Consumers have continued their caution in spending and borrowing, despite strong growth in national income, according to the Reserve Bank of Australia.
Speaking on behalf of the RBA’s March monetary policy meeting, RBA governor Glenn Stevens said although the household and business sectors do not appear to be under financial stress, both continue to show more caution in their borrowing behaviour.
“[This trend is] evidenced in slower rates of credit growth over the past couple of years,” Stevens said in a statement.
“Asset values have generally been little changed over recent months and overall credit growth remains quite subdued, notwithstanding evidence of some greater willingness to lend.”
“Yet business balance sheets generally are being strengthened, and the run-up in household leverage has abated.”
The RBA did, however, point out that most business surveys showed a decline in current conditions in January, with substantially less hours worked in Queensland as a result of the floods and Cyclone Yasi.
“The effects of the natural disasters over the summer have reduced output, but production levels should recover over the months ahead and there will be a mild boost to demand from the rebuilding efforts as they get underway,” it said.
The RBA said the effects of Cyclone Yasi will add to CPI inflation in the short-term, but the effects are likely to be reversed later in the year.

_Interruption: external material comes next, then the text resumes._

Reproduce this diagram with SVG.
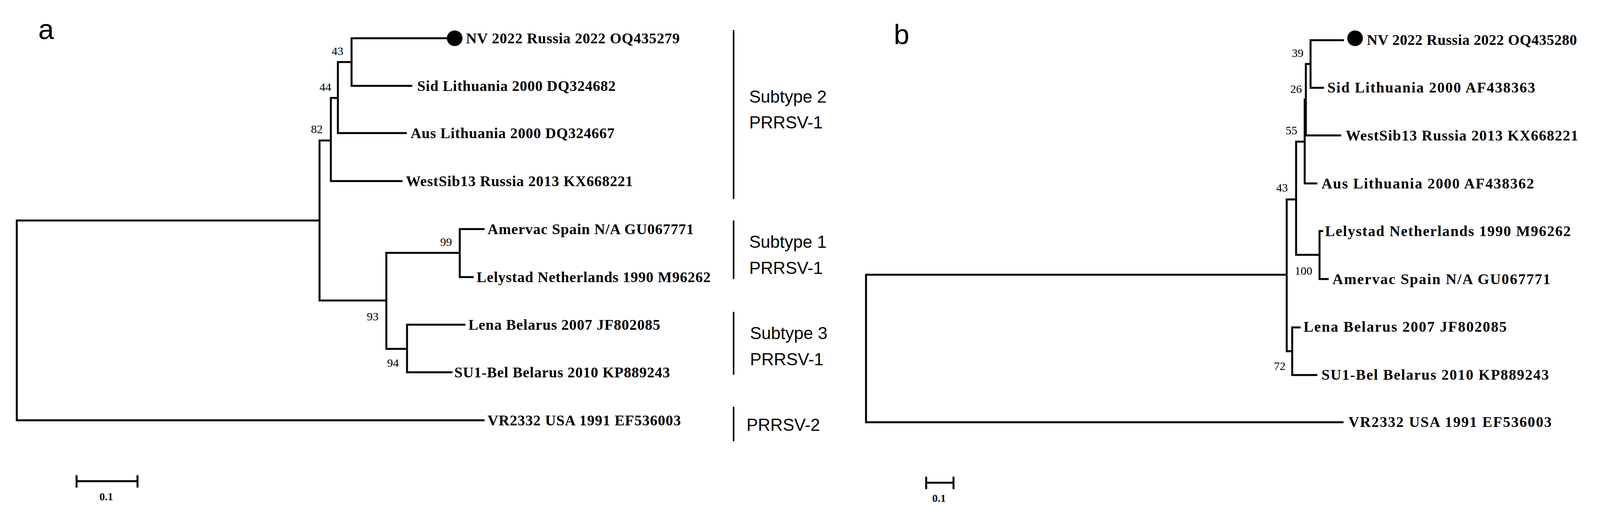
<svg xmlns="http://www.w3.org/2000/svg" width="4465" height="1312" viewBox="0 0 4465 1312">
<style>
.br{fill:none;stroke:#000;stroke-width:5;stroke-linecap:square}
.bar{stroke:#000;stroke-width:4}
.lf{font-family:"Liberation Serif",serif;font-weight:bold;font-size:38px;dominant-baseline:central}
.bs{font-family:"Liberation Serif",serif;font-size:30px;text-anchor:middle;dominant-baseline:central}
.st{font-family:"Liberation Sans",sans-serif;font-size:44px;dominant-baseline:central}
.pl{font-family:"Liberation Sans",sans-serif;font-size:72px}
.sc{font-family:"Liberation Serif",serif;font-weight:bold;font-size:28px;text-anchor:middle;dominant-baseline:central}
</style>
<rect width="4465" height="1312" fill="#fff"/>
<text class="pl" x="98" y="100">a</text>
<text class="pl" x="2288" y="113">b</text>
<g id="connectors-a">
<path class="br" d="M1145,98 H900 V220 H1053 M900,159 H865 V341 H1039 M865,251 H847 V464 H1028 M847,360 H818 V770 H989 M818,565 H43 V1077 H1238 M989,648 V894 M1177,587 H1238 M1177,587 V710 H1210 M989,648 H1177 M1042,832 H1189 M1042,832 V954 H1156 M989,894 H1042"/>
</g>
<g id="connectors-b">
<path class="br" d="M3438,103 H3355 V225 H3387 M3355,164 H3343 V347 H3431 M3343,255 H3340 V470 H3370 M3340,363 H3318 V653 H3378 M3378,592 V715 M3378,592 H3385 M3378,715 H3399 M3318,511 H3294 V900 H3308 M3308,839 V961 M3308,839 H3327 M3308,961 H3370 M3294,704 H2217 V1082 H3437"/>
</g>
<g id="nodes-a">
<circle cx="1164" cy="98" r="20"/>
<g id="a-nv"><text class="lf" x="1193" y="98" textLength="547">NV 2022 Russia 2022 OQ435279</text></g>
<g id="a-sid"><text class="lf" x="1068" y="220" textLength="508">Sid Lithuania 2000 DQ324682</text></g>
<g id="a-aus"><text class="lf" x="1051" y="341" textLength="522">Aus Lithuania 2000 DQ324667</text></g>
<g id="a-ws"><text class="lf" x="1039" y="464" textLength="581">WestSib13 Russia 2013 KX668221</text></g>
<g id="a-am"><text class="lf" x="1248" y="587" textLength="528">Amervac Spain N/A GU067771</text></g>
<g id="a-le"><text class="lf" x="1220" y="710" textLength="599">Lelystad Netherlands 1990 M96262</text></g>
<g id="a-lena"><text class="lf" x="1199" y="832" textLength="491">Lena Belarus 2007 JF802085</text></g>
<g id="a-su1"><text class="lf" x="1163" y="954" textLength="552">SU1-Bel Belarus 2010 KP889243</text></g>
<g id="a-vr"><text class="lf" x="1248" y="1077" textLength="495">VR2332 USA 1991 EF536003</text></g>
<text class="bs" x="864" y="130">43</text>
<text class="bs" x="833" y="222">44</text>
<text class="bs" x="811" y="330">82</text>
<text class="bs" x="1142" y="619">99</text>
<text class="bs" x="954" y="810">93</text>
<text class="bs" x="1006" y="929">94</text>
<line class="bar" x1="1878" y1="77" x2="1878" y2="510"/>
<line class="bar" x1="1878" y1="565" x2="1878" y2="715"/>
<line class="bar" x1="1878" y1="799" x2="1878" y2="960"/>
<line class="bar" x1="1878" y1="1042" x2="1878" y2="1131"/>
<text class="st" x="1918" y="247">Subtype 2</text>
<text class="st" x="1918" y="313">PRRSV-1</text>
<text class="st" x="1918" y="619">Subtype 1</text>
<text class="st" x="1918" y="686">PRRSV-1</text>
<text class="st" x="1920" y="853">Subtype 3</text>
<text class="st" x="1920" y="920">PRRSV-1</text>
<text class="st" x="1911" y="1088">PRRSV-2</text>
<path class="br" d="M196,1220 V1247 M196,1233 H352 M352,1220 V1247"/>
<text class="sc" x="272" y="1272">0.1</text>
</g>
<g id="nodes-b">
<circle cx="3469" cy="98" r="20"/>
<g id="b-nv"><text class="lf" x="3499" y="102" textLength="538">NV 2022 Russia 2022 OQ435280</text></g>
<g id="b-sid"><text class="lf" x="3398" y="224" textLength="532">Sid Lithuania 2000 AF438363</text></g>
<g id="b-ws"><text class="lf" x="3445" y="347" textLength="595">WestSib13 Russia 2013 KX668221</text></g>
<g id="b-aus"><text class="lf" x="3383" y="470" textLength="544">Aus Lithuania 2000 AF438362</text></g>
<g id="b-le"><text class="lf" x="3392" y="592" textLength="629">Lelystad Netherlands 1990 M96262</text></g>
<g id="b-am"><text class="lf" x="3411" y="715" textLength="558">Amervac Spain N/A GU067771</text></g>
<g id="b-lena"><text class="lf" x="3337" y="837" textLength="520">Lena Belarus 2007 JF802085</text></g>
<g id="b-su1"><text class="lf" x="3383" y="960" textLength="582">SU1-Bel Belarus 2010 KP889243</text></g>
<g id="b-vr"><text class="lf" x="3452" y="1081" textLength="520">VR2332 USA 1991 EF536003</text></g>
<text class="bs" x="3322" y="135">39</text>
<text class="bs" x="3318" y="227">26</text>
<text class="bs" x="3306" y="333">55</text>
<text class="bs" x="3282" y="480">43</text>
<text class="bs" x="3337" y="693">100</text>
<text class="bs" x="3276" y="937">72</text>
<line class="bar" x1="4118" y1="74" x2="4118" y2="511"/>
<line class="bar" x1="4118" y1="562" x2="4118" y2="757"/>
<line class="bar" x1="4118" y1="837" x2="4118" y2="990"/>
<line class="bar" x1="4118" y1="1042" x2="4118" y2="1120"/>
<text class="st" x="4163" y="217">Subtype 2</text>
<text class="st" x="4163" y="283">PRRSV-1</text>
<text class="st" x="4165" y="619">Subtype 1</text>
<text class="st" x="4165" y="688">PRRSV-1</text>
<text class="st" x="4163" y="877">Subtype 3</text>
<text class="st" x="4163" y="946">PRRSV-1</text>
<text class="st" x="4156" y="1081">PRRSV-2</text>
<path class="br" d="M2371,1224 V1251 M2371,1237 H2441 M2441,1224 V1251"/>
<text class="sc" x="2404" y="1276">0.1</text>
</g>
</svg>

“The board’s approach would be to look through temporary effects caused by extreme weather events and to continue to set monetary policy based on the medium-term outlook for growth and inflation,” it said.
“Overall, looking through these temporary effects, the bank expects that inflation over the year ahead will continue to be consistent with the 2% to 3% target.”
Meanwhile, RBA figures show credit card transactions fell 20% in January as natural disasters slowed consumer spending even further.
According to the RBA, the average credit card balance shrank by $101 in January to reach $3,214, and grew just 0.8% in the 12 months to January; its slowest rate in 16 months.
The slowdown in borrowing and spending has been felt in shops, with retail sales growth of just 1.8% in January.
CommSec economist Savanth Sebastian says the credit card data confirms consumer caution has persisted into early 2011, saying consumers are being ultra-conservative as they much prefer to “live within their means”.